Begin Supplied material
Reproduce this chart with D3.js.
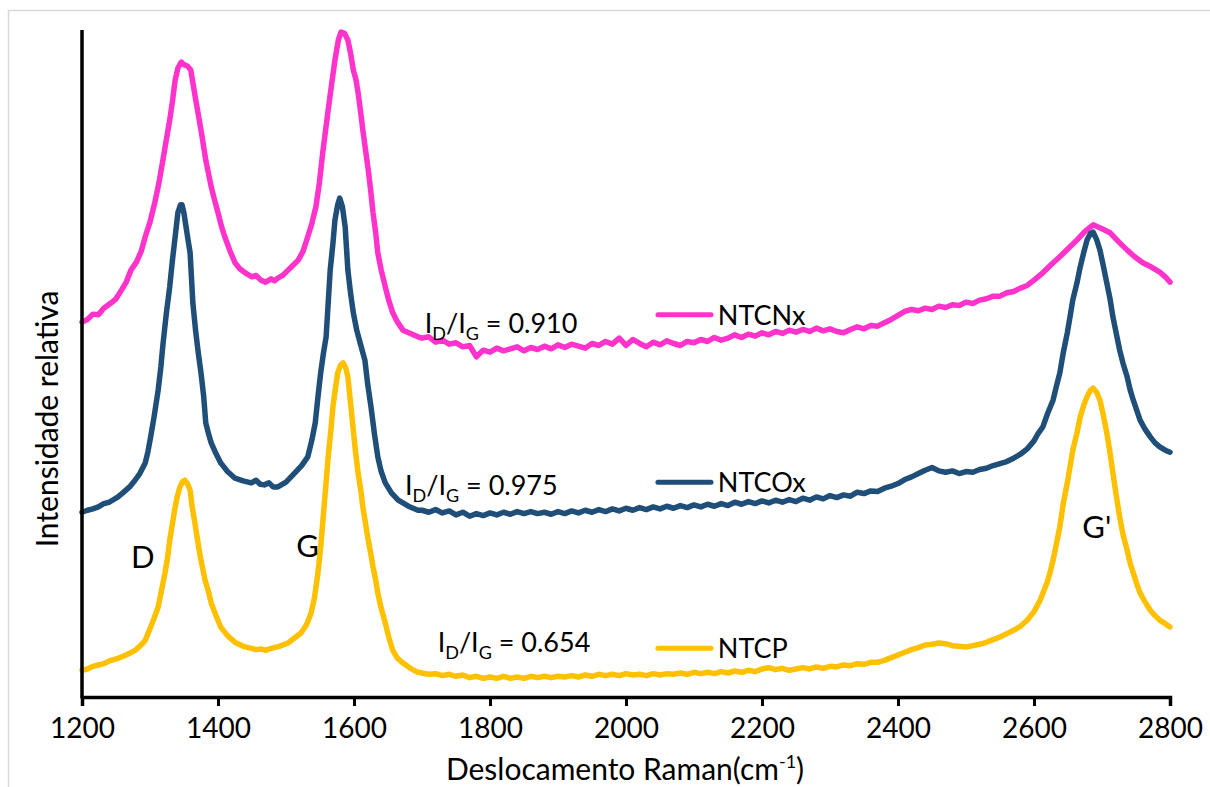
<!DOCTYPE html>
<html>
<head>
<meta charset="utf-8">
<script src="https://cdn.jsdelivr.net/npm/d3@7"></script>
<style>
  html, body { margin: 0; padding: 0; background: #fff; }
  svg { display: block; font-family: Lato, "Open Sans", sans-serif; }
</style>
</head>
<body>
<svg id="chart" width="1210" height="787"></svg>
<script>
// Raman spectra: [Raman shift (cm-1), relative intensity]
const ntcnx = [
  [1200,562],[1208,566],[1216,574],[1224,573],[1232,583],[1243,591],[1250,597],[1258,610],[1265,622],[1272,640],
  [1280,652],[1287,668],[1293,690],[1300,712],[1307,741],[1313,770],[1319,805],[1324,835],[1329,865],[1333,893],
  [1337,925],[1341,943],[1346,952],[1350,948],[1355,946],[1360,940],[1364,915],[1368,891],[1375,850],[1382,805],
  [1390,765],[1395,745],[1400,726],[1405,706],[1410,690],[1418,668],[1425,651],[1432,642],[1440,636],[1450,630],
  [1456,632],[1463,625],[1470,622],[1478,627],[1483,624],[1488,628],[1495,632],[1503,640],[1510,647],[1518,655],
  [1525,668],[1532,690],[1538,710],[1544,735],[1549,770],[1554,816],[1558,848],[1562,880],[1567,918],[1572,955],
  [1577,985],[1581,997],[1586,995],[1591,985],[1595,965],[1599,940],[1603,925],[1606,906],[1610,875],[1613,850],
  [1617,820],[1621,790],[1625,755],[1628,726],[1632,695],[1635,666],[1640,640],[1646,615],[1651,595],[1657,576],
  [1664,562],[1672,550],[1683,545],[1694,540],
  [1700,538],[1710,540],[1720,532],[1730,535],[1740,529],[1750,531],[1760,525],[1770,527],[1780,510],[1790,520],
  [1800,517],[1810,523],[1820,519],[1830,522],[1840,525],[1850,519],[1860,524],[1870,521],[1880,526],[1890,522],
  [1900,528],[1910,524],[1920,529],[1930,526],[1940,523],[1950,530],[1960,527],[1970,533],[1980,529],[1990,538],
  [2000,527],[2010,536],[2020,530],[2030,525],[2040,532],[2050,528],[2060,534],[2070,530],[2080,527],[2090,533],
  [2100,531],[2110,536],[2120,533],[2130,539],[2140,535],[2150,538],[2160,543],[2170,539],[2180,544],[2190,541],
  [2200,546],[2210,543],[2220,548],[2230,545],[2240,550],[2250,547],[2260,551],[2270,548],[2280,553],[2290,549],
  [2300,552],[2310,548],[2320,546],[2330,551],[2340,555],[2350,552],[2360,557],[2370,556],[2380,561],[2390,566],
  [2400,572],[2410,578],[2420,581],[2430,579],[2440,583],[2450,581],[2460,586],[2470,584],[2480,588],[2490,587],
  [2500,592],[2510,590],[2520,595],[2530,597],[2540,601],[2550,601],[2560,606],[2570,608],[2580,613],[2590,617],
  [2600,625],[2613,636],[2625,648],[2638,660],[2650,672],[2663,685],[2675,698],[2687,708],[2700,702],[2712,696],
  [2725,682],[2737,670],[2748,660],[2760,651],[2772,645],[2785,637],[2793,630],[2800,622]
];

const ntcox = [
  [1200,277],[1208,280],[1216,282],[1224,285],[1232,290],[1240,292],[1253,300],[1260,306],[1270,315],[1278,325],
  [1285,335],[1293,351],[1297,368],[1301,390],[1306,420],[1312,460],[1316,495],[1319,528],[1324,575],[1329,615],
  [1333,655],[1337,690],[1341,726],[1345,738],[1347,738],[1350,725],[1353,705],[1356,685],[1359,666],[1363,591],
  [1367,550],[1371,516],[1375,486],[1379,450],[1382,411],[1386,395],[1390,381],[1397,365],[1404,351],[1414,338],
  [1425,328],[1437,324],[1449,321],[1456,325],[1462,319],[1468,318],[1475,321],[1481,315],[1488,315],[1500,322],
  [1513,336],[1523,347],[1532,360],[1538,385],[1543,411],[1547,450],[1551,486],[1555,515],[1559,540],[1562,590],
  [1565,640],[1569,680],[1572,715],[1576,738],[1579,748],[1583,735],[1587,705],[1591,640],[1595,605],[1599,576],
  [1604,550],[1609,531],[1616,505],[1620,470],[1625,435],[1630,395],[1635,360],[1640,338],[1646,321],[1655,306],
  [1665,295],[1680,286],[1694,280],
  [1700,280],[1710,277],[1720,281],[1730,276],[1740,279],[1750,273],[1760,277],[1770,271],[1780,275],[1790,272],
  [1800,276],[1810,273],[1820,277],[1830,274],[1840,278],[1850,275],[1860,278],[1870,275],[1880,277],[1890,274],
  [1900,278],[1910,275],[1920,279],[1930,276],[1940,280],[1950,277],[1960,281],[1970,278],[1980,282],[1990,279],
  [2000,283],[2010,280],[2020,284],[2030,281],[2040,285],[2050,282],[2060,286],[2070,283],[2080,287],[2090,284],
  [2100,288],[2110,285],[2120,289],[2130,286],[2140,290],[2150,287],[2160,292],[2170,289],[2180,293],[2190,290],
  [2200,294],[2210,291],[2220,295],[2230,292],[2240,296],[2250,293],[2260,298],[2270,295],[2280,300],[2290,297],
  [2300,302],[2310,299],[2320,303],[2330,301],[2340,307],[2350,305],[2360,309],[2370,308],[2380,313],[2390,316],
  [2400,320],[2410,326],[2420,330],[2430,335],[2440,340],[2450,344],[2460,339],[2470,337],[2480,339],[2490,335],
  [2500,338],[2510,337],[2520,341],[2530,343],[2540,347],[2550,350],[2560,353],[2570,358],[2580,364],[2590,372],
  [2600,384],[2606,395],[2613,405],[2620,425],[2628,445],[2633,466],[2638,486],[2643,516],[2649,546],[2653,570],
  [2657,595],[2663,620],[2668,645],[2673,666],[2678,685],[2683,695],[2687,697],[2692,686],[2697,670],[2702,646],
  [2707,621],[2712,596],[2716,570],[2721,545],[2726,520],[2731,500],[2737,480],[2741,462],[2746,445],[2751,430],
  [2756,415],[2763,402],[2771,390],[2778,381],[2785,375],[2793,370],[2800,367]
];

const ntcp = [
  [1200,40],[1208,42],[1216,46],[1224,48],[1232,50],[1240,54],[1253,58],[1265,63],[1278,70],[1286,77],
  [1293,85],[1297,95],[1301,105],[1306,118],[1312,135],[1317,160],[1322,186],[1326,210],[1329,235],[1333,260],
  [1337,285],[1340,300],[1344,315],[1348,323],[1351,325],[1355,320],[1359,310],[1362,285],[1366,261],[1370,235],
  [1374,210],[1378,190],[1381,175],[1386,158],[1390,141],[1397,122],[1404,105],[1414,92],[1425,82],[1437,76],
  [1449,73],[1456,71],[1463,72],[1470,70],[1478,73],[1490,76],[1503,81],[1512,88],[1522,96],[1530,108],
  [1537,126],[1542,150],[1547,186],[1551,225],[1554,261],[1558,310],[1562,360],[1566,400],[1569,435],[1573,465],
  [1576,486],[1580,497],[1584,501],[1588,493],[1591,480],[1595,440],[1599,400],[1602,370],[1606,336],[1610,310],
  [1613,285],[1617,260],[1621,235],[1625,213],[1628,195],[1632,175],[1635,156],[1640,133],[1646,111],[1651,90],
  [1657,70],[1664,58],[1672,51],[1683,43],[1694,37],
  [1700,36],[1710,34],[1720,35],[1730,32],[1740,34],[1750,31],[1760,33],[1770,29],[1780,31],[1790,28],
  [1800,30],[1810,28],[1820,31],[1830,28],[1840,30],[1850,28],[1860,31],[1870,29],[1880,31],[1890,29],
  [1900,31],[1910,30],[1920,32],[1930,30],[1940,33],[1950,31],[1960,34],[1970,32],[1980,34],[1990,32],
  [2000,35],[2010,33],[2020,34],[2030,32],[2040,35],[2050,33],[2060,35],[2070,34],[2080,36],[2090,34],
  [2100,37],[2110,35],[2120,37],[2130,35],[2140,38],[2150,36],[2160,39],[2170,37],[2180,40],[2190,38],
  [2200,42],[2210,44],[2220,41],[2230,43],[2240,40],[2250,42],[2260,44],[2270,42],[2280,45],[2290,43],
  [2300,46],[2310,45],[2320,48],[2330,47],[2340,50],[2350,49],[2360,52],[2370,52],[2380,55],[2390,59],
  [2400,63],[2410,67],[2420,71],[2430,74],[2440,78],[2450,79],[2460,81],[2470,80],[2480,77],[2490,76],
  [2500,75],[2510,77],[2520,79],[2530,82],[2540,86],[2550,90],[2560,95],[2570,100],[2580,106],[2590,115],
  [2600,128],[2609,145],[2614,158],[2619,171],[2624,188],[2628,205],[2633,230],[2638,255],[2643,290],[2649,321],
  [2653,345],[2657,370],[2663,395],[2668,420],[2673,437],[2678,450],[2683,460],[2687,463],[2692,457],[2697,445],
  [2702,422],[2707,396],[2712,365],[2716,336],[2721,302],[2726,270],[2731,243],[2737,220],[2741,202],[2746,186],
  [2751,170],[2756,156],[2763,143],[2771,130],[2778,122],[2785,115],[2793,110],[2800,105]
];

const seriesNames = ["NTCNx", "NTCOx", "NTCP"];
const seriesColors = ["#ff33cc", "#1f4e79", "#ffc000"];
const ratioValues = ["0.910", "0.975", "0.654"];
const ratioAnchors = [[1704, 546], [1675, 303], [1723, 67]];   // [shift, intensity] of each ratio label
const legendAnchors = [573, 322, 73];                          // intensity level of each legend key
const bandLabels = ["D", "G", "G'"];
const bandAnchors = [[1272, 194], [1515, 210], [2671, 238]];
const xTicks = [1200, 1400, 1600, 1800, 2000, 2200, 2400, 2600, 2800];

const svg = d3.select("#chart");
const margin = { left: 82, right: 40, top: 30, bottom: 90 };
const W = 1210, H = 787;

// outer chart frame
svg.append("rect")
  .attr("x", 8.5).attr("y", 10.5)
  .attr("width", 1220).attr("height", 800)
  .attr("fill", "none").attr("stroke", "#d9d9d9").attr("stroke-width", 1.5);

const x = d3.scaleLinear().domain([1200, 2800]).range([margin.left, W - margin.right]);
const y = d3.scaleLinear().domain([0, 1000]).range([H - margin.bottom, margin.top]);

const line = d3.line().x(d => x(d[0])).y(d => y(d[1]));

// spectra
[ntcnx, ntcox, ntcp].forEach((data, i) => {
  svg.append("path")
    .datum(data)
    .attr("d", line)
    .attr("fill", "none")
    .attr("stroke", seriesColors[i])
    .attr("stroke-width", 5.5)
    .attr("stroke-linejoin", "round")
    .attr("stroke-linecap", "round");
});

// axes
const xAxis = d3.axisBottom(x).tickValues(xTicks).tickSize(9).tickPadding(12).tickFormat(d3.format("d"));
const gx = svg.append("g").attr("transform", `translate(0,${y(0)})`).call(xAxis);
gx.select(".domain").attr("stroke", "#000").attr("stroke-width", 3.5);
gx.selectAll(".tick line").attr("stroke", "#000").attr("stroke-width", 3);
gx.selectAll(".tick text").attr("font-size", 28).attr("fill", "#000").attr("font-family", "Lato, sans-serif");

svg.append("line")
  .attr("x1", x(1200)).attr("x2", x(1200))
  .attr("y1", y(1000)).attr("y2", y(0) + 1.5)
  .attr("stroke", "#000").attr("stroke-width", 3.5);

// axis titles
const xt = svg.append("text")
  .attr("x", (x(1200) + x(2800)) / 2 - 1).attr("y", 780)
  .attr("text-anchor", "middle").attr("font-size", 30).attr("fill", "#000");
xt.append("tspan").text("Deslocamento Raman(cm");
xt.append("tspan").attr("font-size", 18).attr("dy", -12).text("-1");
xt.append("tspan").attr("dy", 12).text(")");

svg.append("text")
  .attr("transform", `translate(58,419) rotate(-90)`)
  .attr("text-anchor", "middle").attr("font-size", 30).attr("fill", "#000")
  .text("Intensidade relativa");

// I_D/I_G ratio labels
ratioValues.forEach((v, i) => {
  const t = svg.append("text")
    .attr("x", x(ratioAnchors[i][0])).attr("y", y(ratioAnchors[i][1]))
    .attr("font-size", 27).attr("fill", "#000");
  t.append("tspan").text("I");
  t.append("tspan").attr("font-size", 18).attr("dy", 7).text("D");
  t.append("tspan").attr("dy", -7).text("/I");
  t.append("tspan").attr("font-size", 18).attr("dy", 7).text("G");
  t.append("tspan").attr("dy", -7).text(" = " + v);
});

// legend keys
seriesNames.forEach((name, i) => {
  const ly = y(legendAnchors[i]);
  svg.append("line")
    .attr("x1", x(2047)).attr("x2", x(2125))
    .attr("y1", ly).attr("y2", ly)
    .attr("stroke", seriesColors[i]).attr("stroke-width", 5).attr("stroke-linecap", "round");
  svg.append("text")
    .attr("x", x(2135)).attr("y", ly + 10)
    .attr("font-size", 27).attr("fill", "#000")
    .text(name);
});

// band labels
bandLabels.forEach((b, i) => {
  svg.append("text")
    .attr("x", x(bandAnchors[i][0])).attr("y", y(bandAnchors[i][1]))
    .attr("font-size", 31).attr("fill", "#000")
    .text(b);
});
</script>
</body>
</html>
End Supplied material
- **Task requirements**
Go through the material above and copy each line that has the word "chart".

- **Result of this task**
Reproduce this chart with D3.js.
<svg id="chart" width="1210" height="787"></svg>
const svg = d3.select("#chart");
// outer chart frame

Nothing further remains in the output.